Palabras clave (key words): sabiduría y
edad, Sinesio de Rodas, Basílides, Palas Atenea.
Los años traen la sabiduría, eso no lo discute nadie.
Tampoco lo afirma nadie muy tajante y probadamente, esa es la verdad. O sea
que, como tantas veces, hay opiniones divididas al respecto. Algunos arguyen
que los años podrían traer menos sapiencia y afectar menos a la próstata, por
ejemplo; muchos hombres aceptarían esta componenda. Es que vivimos en un mundo
imperfecto, diseñado quizá con prisas. Eso lo he pensado siempre, pero lo sé
muy bien ahora, desde anteayer. Lo que me sucedió ese día me obliga a
intervenir en este debate, porque dispongo de tiempo, como casi siempre en mi
vida, y porque ahora puedo aportar pruebas incontrovertibles.
Estaba yo comiendo un bocadillo de panceta —siendo un
decidido admirador de todos los productos del cerdo— y en pleno deleite
prandial me vino a la memoria Sinesio de Rodas, filósofo y obispo de fines del
siglo IV y principios del V, al que conozco vagamente a través del escritor
mejicano Juan José Arreola, que lo encontró casi perdido en las páginas de la Patrología graeca, de Jacques Paul
Migne. Sinesio aceptaba el Paraíso tal como lo habían concebido los Padres de
la Iglesia, pero despoblado de ángeles, ya que sostenía que estos residen en la
Tierra, junto a nosotros, y son los encargados de recibir nuestras plegarias y
administrar las contingencias humanas. Admitía también la presencia de demonios,
que tratan de sabotear las acciones de los ángeles. También recordé a
Basílides, un gnóstico más conocido, que vivió en la Alejandría del siglo II y
sostenía que el Dios Supremo creó 365 cielos y los ángeles del más bajo fueron
los que hicieron la Tierra, gobernados por un Demiurgo subalterno. Esto
explicaría muchas de las fallas de nuestro mundo.

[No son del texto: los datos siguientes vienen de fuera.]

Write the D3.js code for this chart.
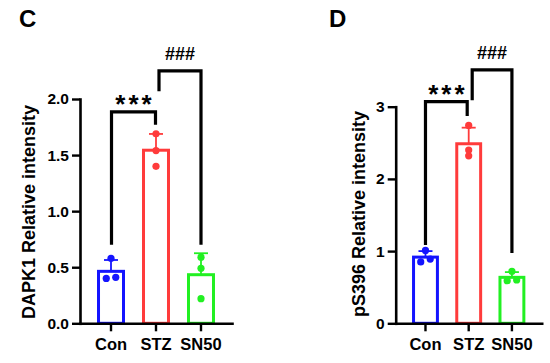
<!DOCTYPE html>
<html>
<head>
<meta charset="utf-8">
<title>DAPK1 / pS396</title>
<script src="https://d3js.org/d3.v7.min.js"></script>
<style>
  body { margin: 0; background: #fff; }
  svg text { font-family: "Liberation Sans", Arial, sans-serif; font-weight: bold; fill: #000; }
</style>
</head>
<body>
<div id="chart"></div>
<script>
// data
var groups = ["Con", "STZ", "SN50"];
var colors = ["#1414ff", "#ff3b3b", "#22f022"];

// panel C: DAPK1, three replicates per group
var dapk1Con = [0.58, 0.41, 0.40];
var dapk1Stz = [1.69, 1.54, 1.40];
var dapk1Sn50 = [0.59, 0.49, 0.22];
var dapk1Ticks = [0, 0.5, 1.0, 1.5, 2.0];

// panel D: pS396
var ps396Con = [1.01, 0.89, 0.85];
var ps396Stz = [2.74, 2.40, 2.32];
var ps396Sn50 = [0.72, 0.60, 0.59];
var ps396Ticks = [0, 1, 2, 3];

// significance brackets: [from group, to group, label]
var sigPairs = [[0, 1, "***"], [1, 2, "###"]];

var svg = d3.select("#chart").append("svg")
    .attr("width", 550)
    .attr("height", 363);

// sd helper
function sd(v) {
  var m = d3.mean(v);
  return Math.sqrt(d3.sum(v, function(d) { return (d - m) * (d - m); }) / (v.length - 1));
}

function drawPanel(p) {
  var g = svg.append("g");

  var y = d3.scaleLinear().domain(p.domain).range([p.bottom, p.top]);
  var x = d3.scaleBand().domain(groups)
      .range([p.left, p.right])
      .paddingInner(0.378).paddingOuter(0.378);
  var cx = function(i) { return x(groups[i]) + x.bandwidth() / 2; };

  // bars
  p.values.forEach(function(vals, i) {
    var m = d3.mean(vals), s = sd(vals);
    var bw = x.bandwidth() - 3;
    g.append("rect")
        .attr("x", cx(i) - bw / 2)
        .attr("y", y(m))
        .attr("width", bw)
        .attr("height", y(0) - y(m))
        .attr("fill", "#fff")
        .attr("stroke", colors[i])
        .attr("stroke-width", 3);

    // error bar (mean + SD)
    g.append("line")
        .attr("x1", cx(i)).attr("x2", cx(i))
        .attr("y1", y(m)).attr("y2", y(m + s))
        .attr("stroke", colors[i]).attr("stroke-width", 1.8);
    g.append("line")
        .attr("x1", cx(i) - 7).attr("x2", cx(i) + 7)
        .attr("y1", y(m + s)).attr("y2", y(m + s))
        .attr("stroke", colors[i]).attr("stroke-width", 1.8);

    // points, nudged sideways when they overlap
    var sorted = vals.slice().sort(d3.ascending);
    var clusters = [];
    sorted.forEach(function(v) {
      var last = clusters[clusters.length - 1];
      if (last && Math.abs(y(v) - y(last[last.length - 1])) < 4.5) last.push(v);
      else clusters.push([v]);
    });
    clusters.forEach(function(c) {
      c.forEach(function(v, k) {
        var off = (k - (c.length - 1) / 2) * 9.5;
        g.append("circle")
            .attr("cx", cx(i) + off)
            .attr("cy", y(v))
            .attr("r", 3.6)
            .attr("fill", colors[i]);
      });
    });
  });

  // axes
  var yAxis = g.append("g")
      .attr("transform", "translate(" + p.left + ",0)")
      .call(d3.axisLeft(y).tickValues(p.ticks).tickFormat(p.fmt)
        .tickSize(8).tickSizeOuter(0).tickPadding(3));
  var xAxis = g.append("g")
      .attr("transform", "translate(0," + p.bottom + ")")
      .call(d3.axisBottom(x).tickSize(8).tickSizeOuter(0).tickPadding(7));
  [yAxis, xAxis].forEach(function(a) {
    a.select(".domain").attr("stroke", "#000").attr("stroke-width", 2.6).attr("stroke-linecap", "square");
    a.selectAll(".tick line").attr("stroke", "#000").attr("stroke-width", 2.4);
    a.selectAll("text").attr("font-family", null).style("font-size", null);
  });
  yAxis.selectAll("text").style("font-size", "15.5px");
  xAxis.selectAll("text").style("font-size", "16.5px");

  // y label
  g.append("text")
      .attr("transform", "translate(" + p.labelX + "," + p.labelY + ") rotate(-90)")
      .attr("text-anchor", "middle")
      .style("font-size", "18px")
      .text(p.ylabel);

  // panel letter
  g.append("text")
      .attr("x", p.letterX).attr("y", 27)
      .style("font-size", "24px")
      .text(p.letter);

  // brackets
  sigPairs.forEach(function(sp, k) {
    var b = p.brackets[k];
    var x1 = cx(sp[0]) + b.dx1, x2 = cx(sp[1]) + b.dx2;
    g.append("path")
        .attr("d", "M" + x1 + "," + y(b.drop1) + "V" + y(b.level) + "H" + x2 + "V" + y(b.drop2))
        .attr("fill", "none")
        .attr("stroke", "#000")
        .attr("stroke-width", 3.2)
        .attr("stroke-linejoin", "miter");
    var t = g.append("text")
        .attr("x", (x1 + x2) / 2)
        .attr("text-anchor", "middle")
        .text(sp[2]);
    if (sp[2] === "***") {
      t.attr("y", y(b.level) + 1).style("font-size", "26px").style("letter-spacing", "3px")
        .attr("dx", 1.5);
    } else {
      t.attr("y", y(b.level) - 11).style("font-size", "18px");
    }
  });
}

drawPanel({
  values: [dapk1Con, dapk1Stz, dapk1Sn50],
  ticks: dapk1Ticks, fmt: d3.format(".1f"), domain: [0, 2],
  left: 80, right: 232, top: 99, bottom: 323.3,
  ylabel: "DAPK1 Relative intensity", labelX: 35, labelY: 212,
  letter: "C", letterX: 19,
  brackets: [
    {level: 1.885, drop1: 0.70, drop2: 1.77, dx1: 0.5, dx2: -0.5},
    {level: 2.25, drop1: 2.07, drop2: 0.70, dx1: 3, dx2: 0}
  ]
});

drawPanel({
  values: [ps396Con, ps396Stz, ps396Sn50],
  ticks: ps396Ticks, fmt: d3.format("d"), domain: [0, 3],
  left: 395.7, right: 541.7, top: 106.7, bottom: 323.3,
  ylabel: "pS396 Relative intensity", labelX: 365, labelY: 214,
  letter: "D", letterX: 329,
  brackets: [
    {level: 3.07, drop1: 1.085, drop2: 2.87, dx1: 0, dx2: -1.5},
    {level: 3.51, drop1: 3.09, drop2: 0.975, dx1: 3.5, dx2: 0}
  ]
});
</script>
</body>
</html>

Estaba yo reinando sobre estos temas —lector, mira el
DRAE, segunda acepción de reinar—, cuando se me presentó de improviso la
mismísima Palas Atenea, que surgió, como se sabe, armada y pertrechada de la
frente de Zeus. Medía más de dos metros y apareció con casco, égida, escudo
argólico y lanza, y afirmo que, al pronto, acongoja lo suyo. Yo, por ser algo
pequeño, gusto de las mujeres grandes — y de las pequeñas también, y me
enorgullezco de ello, que no van a ser sólo los gays los que anden por ahí presumiendo—, pero sé que esta bella
diosa tiene a gala su virginidad y, aunque se la adivinaba tentadora a través
del peplo, ni se me ocurrió buscarle la entrepierna.
Palas me miró sonriente y me dijo: “Desde hoy eres sabio”.
Lo hacía todo con gran fruición y se veía que experimentaba gran placer en el
cumplimiento de su misión. Por eso permanece virgen y no necesita más emociones.
Como en éxtasis amoroso, me otorgó el preciado don del conocimiento y me apoyó
la lanza sobre el hombro izquierdo. Y, como pasa con las mujeres corrientes,
que pueden ser algo agresivas en la sacudida erótica, según atestiguan los
entendidos, me pegó un golpe más fuerte de lo necesario y todavía me duele. A
cambio, ya soy sabio. Supongo que a otros viejos les habrá pasado lo mismo. Y
si no, les pasará, porque es una ceremonia indispensable; nadie es sabio sin
ella y siempre es la diosa Palas la encargada del trámite.
Desde que adquirí esta nueva acuidad mental, desde
anteayer, sé por qué he tenido siempre tiempo en mi vida: porque no he sido
ambicioso, no he sido demasiado sensible a las vanidades. Al final de mi
novela, Las increíbles vidas de Roberto
Milfuegos, un personaje piensa: “Le resultaba imposible luchar contra esa inclinación, que
le había acompañado inalterable desde que podía recordar, desde que tuvo uso de
razón: despedirse secreta, velada y solitariamente del mundo. De un mundo que
nunca llegó a interesarle, a ofuscarle, a engañarle del todo”. Podría ser yo.
Desde este estado nuevo, desde esta sabiduría recién
estrenada, certifico que los años traen la sabiduría, pero siempre a través del rito
apropiado y no a todos. A mí me llegó, ya digo, anteayer.